Dataset extract ::
'''

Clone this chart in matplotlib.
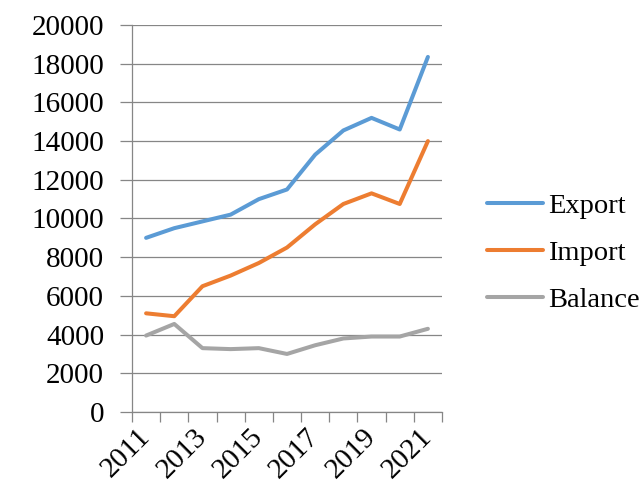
import matplotlib
matplotlib.use("Agg")
import matplotlib.pyplot as plt
import numpy as np

years = [2011, 2012, 2013, 2014, 2015, 2016, 2017, 2018, 2019, 2020, 2021]
export = [9000, 9500, 9850, 10200, 11000, 11500, 13300, 14550, 15200, 14600, 18350]
imports = [5100, 4950, 6500, 7050, 7700, 8500, 9700, 10750, 11300, 10750, 14000]
balance = [3950, 4550, 3300, 3250, 3300, 3000, 3450, 3800, 3900, 3900, 4300]
series_names = ["Export", "Import", "Balance"]
colors = ["#5B9BD5", "#ED7D31", "#A5A5A5"]

plt.rcParams["font.family"] = ["Liberation Serif", "DejaVu Serif"]
fs = 21
grid_c = "#868686"

fig = plt.figure(figsize=(6.42, 4.88), dpi=100)
ax = fig.add_axes([132 / 642, 1 - 412 / 488, 310 / 642, 387 / 488])

x = np.arange(len(years))
for vals, name, c in zip([export, imports, balance], series_names, colors):
    ax.plot(x, vals, color=c, lw=2.9, label=name, solid_capstyle="round", solid_joinstyle="round")

ax.set_xlim(-0.5, len(years) - 0.5)
ax.set_ylim(0, 20000)
ax.set_yticks(np.arange(0, 20001, 2000))
ax.set_yticklabels([str(v) for v in range(0, 20001, 2000)], fontsize=fs)
ax.yaxis.grid(True, color=grid_c, lw=0.9)
ax.set_axisbelow(True)

# category boundary tick marks, labels on every other category centre
ax.set_xticks(np.arange(-0.5, len(years), 1.0))
ax.set_xticklabels([])
ax.set_xticks(x, minor=True)
ax.set_xticklabels([str(y) if (y - years[0]) % 2 == 0 else "" for y in years],
                   minor=True, rotation=45, ha="right", va="center",
                   rotation_mode="anchor", fontsize=fs)
ax.tick_params(axis="x", which="major", length=7, color=grid_c, width=0.9)
ax.tick_params(axis="x", which="minor", length=0, pad=15)
ax.tick_params(axis="y", length=9, color=grid_c, width=0.9, pad=11)

for s in ["top", "right"]:
    ax.spines[s].set_visible(False)
for s in ["left", "bottom"]:
    ax.spines[s].set_color(grid_c)
    ax.spines[s].set_linewidth(0.9)

fig.legend(loc="center left", bbox_to_anchor=(487 / 642, 1 - 253 / 488),
           frameon=False, fontsize=20.5, handlelength=1.95, handletextpad=0.2,
           labelspacing=0.75, borderpad=0, borderaxespad=0)

fig.savefig("out.png", dpi=100)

'''

Do this :: Write out the data precisely as given, excluding the pictures.

Full response ::
Clone this chart in matplotlib.
import matplotlib
matplotlib.use("Agg")
import matplotlib.pyplot as plt
import numpy as np

years = [2011, 2012, 2013, 2014, 2015, 2016, 2017, 2018, 2019, 2020, 2021]
export = [9000, 9500, 9850, 10200, 11000, 11500, 13300, 14550, 15200, 14600, 18350]
imports = [5100, 4950, 6500, 7050, 7700, 8500, 9700, 10750, 11300, 10750, 14000]
balance = [3950, 4550, 3300, 3250, 3300, 3000, 3450, 3800, 3900, 3900, 4300]
series_names = ["Export", "Import", "Balance"]
colors = ["#5B9BD5", "#ED7D31", "#A5A5A5"]

plt.rcParams["font.family"] = ["Liberation Serif", "DejaVu Serif"]
fs = 21
grid_c = "#868686"

fig = plt.figure(figsize=(6.42, 4.88), dpi=100)
ax = fig.add_axes([132 / 642, 1 - 412 / 488, 310 / 642, 387 / 488])

x = np.arange(len(years))
for vals, name, c in zip([export, imports, balance], series_names, colors):
    ax.plot(x, vals, color=c, lw=2.9, label=name, solid_capstyle="round", solid_joinstyle="round")

ax.set_xlim(-0.5, len(years) - 0.5)
ax.set_ylim(0, 20000)
ax.set_yticks(np.arange(0, 20001, 2000))
ax.set_yticklabels([str(v) for v in range(0, 20001, 2000)], fontsize=fs)
ax.yaxis.grid(True, color=grid_c, lw=0.9)
ax.set_axisbelow(True)

# category boundary tick marks, labels on every other category centre
ax.set_xticks(np.arange(-0.5, len(years), 1.0))
ax.set_xticklabels([])
ax.set_xticks(x, minor=True)
ax.set_xticklabels([str(y) if (y - years[0]) % 2 == 0 else "" for y in years],
                   minor=True, rotation=45, ha="right", va="center",
                   rotation_mode="anchor", fontsize=fs)
ax.tick_params(axis="x", which="major", length=7, color=grid_c, width=0.9)
ax.tick_params(axis="x", which="minor", length=0, pad=15)
ax.tick_params(axis="y", length=9, color=grid_c, width=0.9, pad=11)

for s in ["top", "right"]:
    ax.spines[s].set_visible(False)
for s in ["left", "bottom"]:
    ax.spines[s].set_color(grid_c)
    ax.spines[s].set_linewidth(0.9)

fig.legend(loc="center left", bbox_to_anchor=(487 / 642, 1 - 253 / 488),
           frameon=False, fontsize=20.5, handlelength=1.95, handletextpad=0.2,
           labelspacing=0.75, borderpad=0, borderaxespad=0)

fig.savefig("out.png", dpi=100)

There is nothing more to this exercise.